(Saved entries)
########

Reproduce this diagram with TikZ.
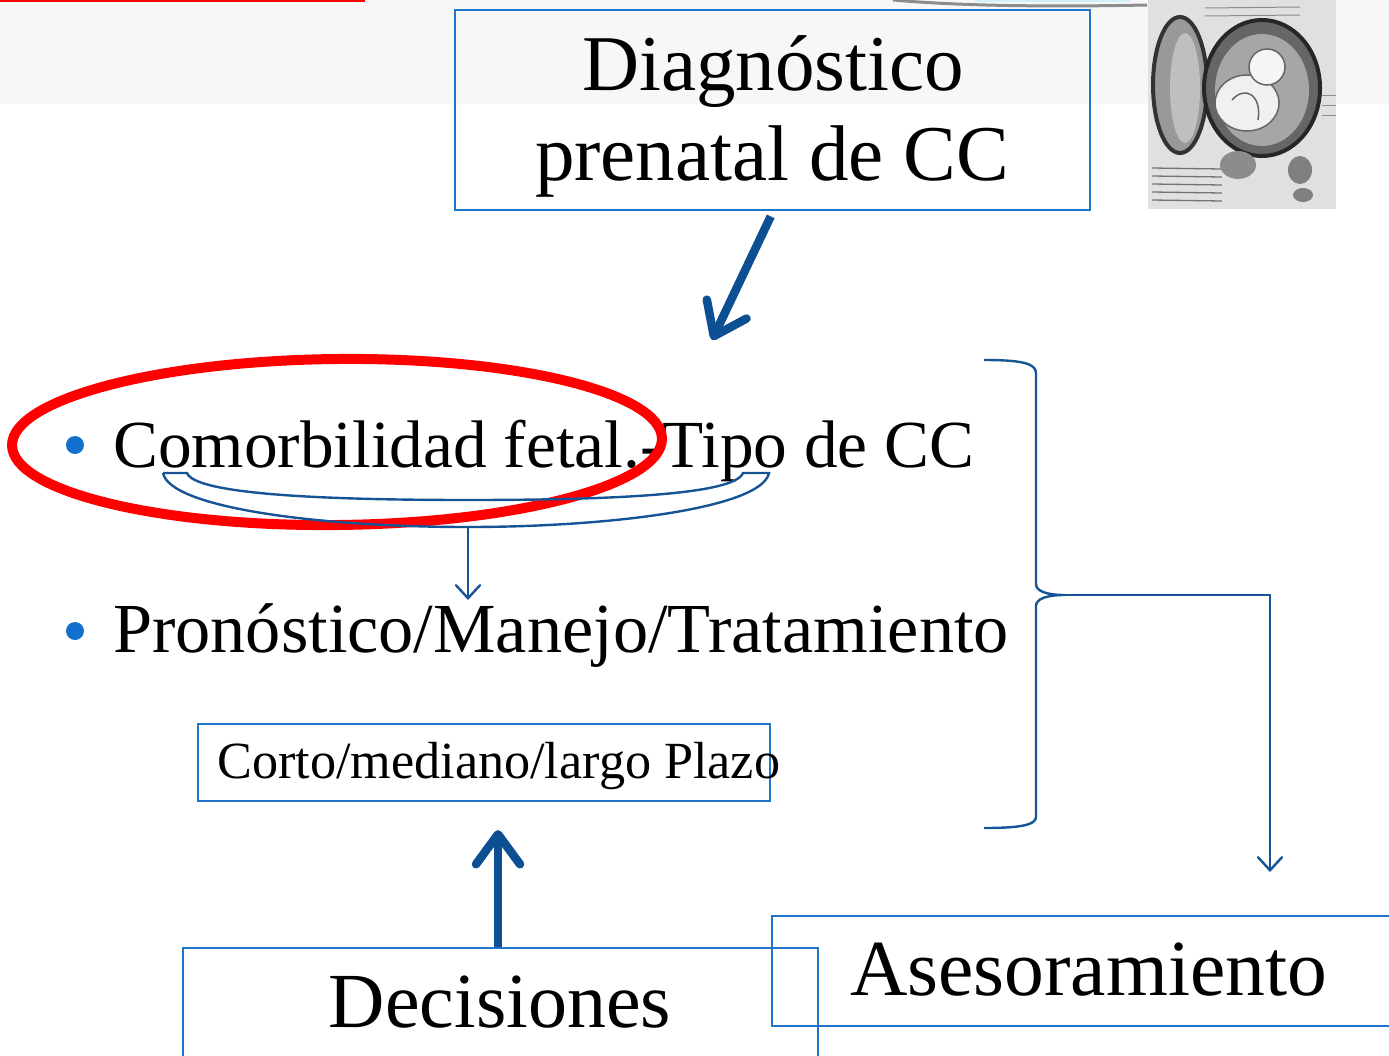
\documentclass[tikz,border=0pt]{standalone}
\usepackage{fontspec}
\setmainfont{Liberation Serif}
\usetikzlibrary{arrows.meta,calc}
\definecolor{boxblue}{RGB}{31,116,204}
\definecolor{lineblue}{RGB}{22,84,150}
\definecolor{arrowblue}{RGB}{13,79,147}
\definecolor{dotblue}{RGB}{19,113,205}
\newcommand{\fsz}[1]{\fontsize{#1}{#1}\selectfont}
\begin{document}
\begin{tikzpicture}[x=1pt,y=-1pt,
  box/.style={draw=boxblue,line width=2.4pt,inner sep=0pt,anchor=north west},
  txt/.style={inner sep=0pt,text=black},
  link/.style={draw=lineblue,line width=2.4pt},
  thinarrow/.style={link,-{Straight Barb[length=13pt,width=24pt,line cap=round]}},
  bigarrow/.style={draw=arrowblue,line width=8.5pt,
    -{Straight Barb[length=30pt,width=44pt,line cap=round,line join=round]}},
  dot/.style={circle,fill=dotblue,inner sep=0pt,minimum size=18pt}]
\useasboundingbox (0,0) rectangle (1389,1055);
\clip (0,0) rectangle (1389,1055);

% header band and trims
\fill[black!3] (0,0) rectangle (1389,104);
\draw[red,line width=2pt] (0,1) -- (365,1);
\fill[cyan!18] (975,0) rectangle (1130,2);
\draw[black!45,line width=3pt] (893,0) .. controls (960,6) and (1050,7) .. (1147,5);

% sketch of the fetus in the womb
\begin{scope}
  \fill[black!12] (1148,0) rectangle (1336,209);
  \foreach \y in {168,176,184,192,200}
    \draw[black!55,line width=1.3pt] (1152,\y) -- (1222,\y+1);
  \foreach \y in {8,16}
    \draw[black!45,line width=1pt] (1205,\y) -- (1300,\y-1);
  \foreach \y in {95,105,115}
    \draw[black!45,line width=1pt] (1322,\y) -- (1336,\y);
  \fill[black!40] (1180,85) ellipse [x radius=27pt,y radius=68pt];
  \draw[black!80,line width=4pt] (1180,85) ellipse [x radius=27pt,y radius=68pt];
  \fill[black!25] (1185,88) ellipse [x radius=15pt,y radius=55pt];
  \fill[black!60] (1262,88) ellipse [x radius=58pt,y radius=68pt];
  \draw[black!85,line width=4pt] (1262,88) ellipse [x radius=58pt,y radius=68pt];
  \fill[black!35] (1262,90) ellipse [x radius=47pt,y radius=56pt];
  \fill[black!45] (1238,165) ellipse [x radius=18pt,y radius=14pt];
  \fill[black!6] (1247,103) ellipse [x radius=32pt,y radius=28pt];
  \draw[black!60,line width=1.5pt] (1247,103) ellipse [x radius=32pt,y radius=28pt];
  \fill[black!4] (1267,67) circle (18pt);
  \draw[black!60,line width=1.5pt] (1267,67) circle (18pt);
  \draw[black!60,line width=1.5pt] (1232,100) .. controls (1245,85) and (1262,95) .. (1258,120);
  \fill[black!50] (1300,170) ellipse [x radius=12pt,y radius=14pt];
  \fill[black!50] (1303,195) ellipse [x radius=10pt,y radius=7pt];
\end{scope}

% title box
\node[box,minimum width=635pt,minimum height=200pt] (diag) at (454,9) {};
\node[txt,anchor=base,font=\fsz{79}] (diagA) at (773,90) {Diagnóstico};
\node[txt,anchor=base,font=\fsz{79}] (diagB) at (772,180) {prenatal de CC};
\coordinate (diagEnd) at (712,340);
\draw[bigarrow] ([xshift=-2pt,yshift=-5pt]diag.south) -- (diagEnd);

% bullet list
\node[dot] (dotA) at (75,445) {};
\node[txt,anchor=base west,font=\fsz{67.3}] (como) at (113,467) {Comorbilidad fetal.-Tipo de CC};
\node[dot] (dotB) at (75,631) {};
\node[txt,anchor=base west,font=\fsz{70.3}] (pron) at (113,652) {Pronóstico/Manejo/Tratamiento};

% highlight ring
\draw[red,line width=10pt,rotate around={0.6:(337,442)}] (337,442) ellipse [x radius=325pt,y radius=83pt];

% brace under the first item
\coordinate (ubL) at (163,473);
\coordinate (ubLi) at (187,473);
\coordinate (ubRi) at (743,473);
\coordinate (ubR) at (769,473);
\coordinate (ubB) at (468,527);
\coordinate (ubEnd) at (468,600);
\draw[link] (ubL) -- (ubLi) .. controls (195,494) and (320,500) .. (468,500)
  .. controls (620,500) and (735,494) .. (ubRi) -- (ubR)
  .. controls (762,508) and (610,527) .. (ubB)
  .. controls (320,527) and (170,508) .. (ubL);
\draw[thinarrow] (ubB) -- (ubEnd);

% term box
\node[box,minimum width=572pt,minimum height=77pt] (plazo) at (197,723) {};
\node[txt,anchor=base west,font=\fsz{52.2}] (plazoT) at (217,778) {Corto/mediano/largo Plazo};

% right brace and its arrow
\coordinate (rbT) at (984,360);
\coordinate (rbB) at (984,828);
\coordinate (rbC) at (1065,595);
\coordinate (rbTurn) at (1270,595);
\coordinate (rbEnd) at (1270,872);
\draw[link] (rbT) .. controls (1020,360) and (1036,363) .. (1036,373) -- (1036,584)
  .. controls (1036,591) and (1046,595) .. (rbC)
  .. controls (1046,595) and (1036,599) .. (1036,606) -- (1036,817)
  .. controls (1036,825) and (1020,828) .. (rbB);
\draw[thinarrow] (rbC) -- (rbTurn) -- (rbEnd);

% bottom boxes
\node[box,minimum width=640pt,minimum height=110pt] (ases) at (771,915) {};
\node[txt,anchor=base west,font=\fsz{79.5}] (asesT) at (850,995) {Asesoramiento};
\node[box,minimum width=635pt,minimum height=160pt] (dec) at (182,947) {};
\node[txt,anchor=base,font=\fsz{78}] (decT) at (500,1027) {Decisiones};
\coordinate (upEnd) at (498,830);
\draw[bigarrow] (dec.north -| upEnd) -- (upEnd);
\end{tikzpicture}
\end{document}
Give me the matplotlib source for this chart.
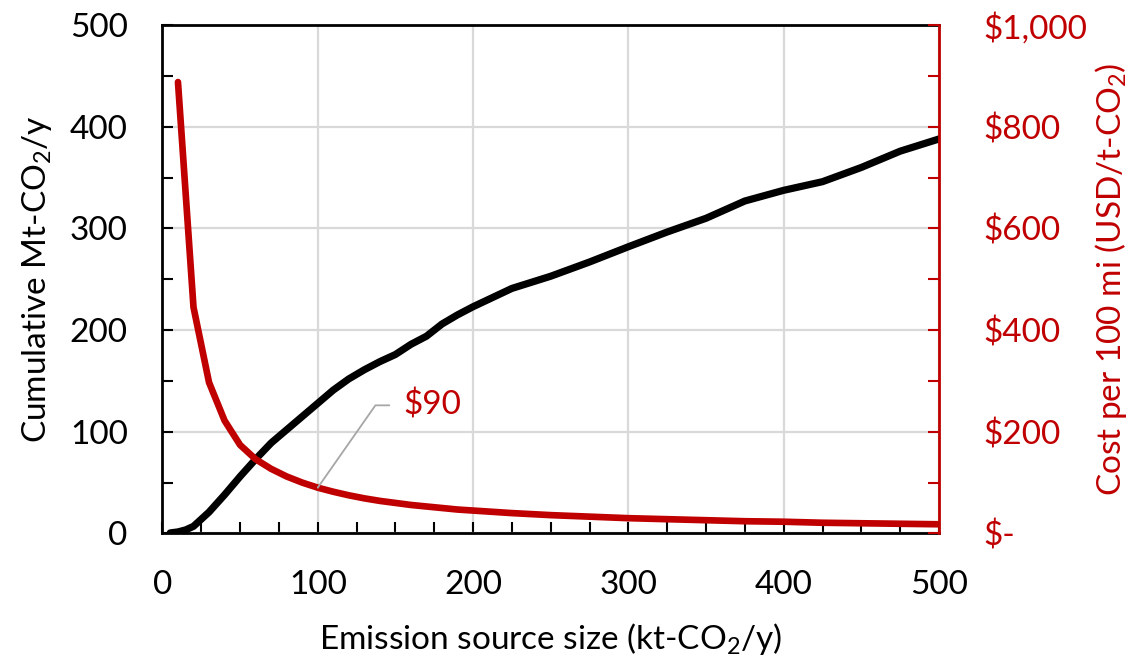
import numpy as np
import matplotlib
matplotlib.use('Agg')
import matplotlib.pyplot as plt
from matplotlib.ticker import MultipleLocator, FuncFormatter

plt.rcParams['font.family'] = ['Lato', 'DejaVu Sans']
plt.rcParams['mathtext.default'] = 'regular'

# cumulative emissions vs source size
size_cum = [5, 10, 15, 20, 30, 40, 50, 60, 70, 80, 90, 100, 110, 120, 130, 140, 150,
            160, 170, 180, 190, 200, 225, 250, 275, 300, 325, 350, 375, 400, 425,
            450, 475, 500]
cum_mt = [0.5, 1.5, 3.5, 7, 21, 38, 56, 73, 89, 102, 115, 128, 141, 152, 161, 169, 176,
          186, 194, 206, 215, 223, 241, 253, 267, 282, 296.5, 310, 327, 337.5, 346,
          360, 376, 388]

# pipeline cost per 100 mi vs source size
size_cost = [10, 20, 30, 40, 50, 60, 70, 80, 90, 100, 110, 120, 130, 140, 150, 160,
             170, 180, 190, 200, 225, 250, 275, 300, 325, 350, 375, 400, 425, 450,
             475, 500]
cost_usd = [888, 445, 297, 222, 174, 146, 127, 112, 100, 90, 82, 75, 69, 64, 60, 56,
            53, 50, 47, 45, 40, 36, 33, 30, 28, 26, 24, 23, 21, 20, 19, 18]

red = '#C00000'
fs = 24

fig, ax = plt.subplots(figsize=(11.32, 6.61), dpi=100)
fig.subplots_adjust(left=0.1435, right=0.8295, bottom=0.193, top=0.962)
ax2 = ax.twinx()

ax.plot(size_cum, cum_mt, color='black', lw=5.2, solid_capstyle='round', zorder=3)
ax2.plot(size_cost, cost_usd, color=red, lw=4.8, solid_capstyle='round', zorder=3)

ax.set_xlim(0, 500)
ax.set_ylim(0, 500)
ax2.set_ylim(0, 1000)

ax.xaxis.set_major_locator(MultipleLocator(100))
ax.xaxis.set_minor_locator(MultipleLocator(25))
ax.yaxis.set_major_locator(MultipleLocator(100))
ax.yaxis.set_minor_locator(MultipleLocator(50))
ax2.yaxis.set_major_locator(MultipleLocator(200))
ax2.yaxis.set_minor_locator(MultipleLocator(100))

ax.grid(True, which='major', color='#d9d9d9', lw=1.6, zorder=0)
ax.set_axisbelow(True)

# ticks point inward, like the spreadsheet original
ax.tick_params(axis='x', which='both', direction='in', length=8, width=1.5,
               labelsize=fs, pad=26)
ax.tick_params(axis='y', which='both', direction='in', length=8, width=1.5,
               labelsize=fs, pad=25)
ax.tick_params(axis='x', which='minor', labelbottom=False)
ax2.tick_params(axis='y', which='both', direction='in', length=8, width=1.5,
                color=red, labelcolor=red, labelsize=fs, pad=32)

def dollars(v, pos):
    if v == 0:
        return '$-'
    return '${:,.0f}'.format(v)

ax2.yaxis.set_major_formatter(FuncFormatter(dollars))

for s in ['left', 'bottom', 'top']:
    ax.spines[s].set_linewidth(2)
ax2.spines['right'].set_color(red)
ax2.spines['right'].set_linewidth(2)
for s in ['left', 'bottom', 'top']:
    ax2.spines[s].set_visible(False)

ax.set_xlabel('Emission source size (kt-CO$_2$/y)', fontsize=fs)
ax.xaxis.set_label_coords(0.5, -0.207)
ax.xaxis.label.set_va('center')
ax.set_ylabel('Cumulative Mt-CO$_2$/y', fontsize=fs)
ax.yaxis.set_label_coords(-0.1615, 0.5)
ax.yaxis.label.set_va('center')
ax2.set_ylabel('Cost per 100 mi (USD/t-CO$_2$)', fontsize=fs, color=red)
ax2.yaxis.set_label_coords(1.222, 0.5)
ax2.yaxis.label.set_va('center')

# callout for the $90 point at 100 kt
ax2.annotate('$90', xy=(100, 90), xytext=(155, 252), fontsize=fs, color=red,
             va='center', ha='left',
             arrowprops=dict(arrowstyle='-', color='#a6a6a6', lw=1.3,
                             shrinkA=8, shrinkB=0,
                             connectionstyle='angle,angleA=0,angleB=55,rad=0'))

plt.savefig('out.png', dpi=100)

########

Exercise details —
Begin with the line that contains "Give me the matplotlib source for this chart." and end with the line that contains "ax2.set_ylim(0, 1000)"; write out both and all lines between exactly, but no pictures.

Exercise result —
Give me the matplotlib source for this chart.
import numpy as np
import matplotlib
matplotlib.use('Agg')
import matplotlib.pyplot as plt
from matplotlib.ticker import MultipleLocator, FuncFormatter

plt.rcParams['font.family'] = ['Lato', 'DejaVu Sans']
plt.rcParams['mathtext.default'] = 'regular'

# cumulative emissions vs source size
size_cum = [5, 10, 15, 20, 30, 40, 50, 60, 70, 80, 90, 100, 110, 120, 130, 140, 150,
            160, 170, 180, 190, 200, 225, 250, 275, 300, 325, 350, 375, 400, 425,
            450, 475, 500]
cum_mt = [0.5, 1.5, 3.5, 7, 21, 38, 56, 73, 89, 102, 115, 128, 141, 152, 161, 169, 176,
          186, 194, 206, 215, 223, 241, 253, 267, 282, 296.5, 310, 327, 337.5, 346,
          360, 376, 388]

# pipeline cost per 100 mi vs source size
size_cost = [10, 20, 30, 40, 50, 60, 70, 80, 90, 100, 110, 120, 130, 140, 150, 160,
             170, 180, 190, 200, 225, 250, 275, 300, 325, 350, 375, 400, 425, 450,
             475, 500]
cost_usd = [888, 445, 297, 222, 174, 146, 127, 112, 100, 90, 82, 75, 69, 64, 60, 56,
            53, 50, 47, 45, 40, 36, 33, 30, 28, 26, 24, 23, 21, 20, 19, 18]

red = '#C00000'
fs = 24

fig, ax = plt.subplots(figsize=(11.32, 6.61), dpi=100)
fig.subplots_adjust(left=0.1435, right=0.8295, bottom=0.193, top=0.962)
ax2 = ax.twinx()

ax.plot(size_cum, cum_mt, color='black', lw=5.2, solid_capstyle='round', zorder=3)
ax2.plot(size_cost, cost_usd, color=red, lw=4.8, solid_capstyle='round', zorder=3)

ax.set_xlim(0, 500)
ax.set_ylim(0, 500)
ax2.set_ylim(0, 1000)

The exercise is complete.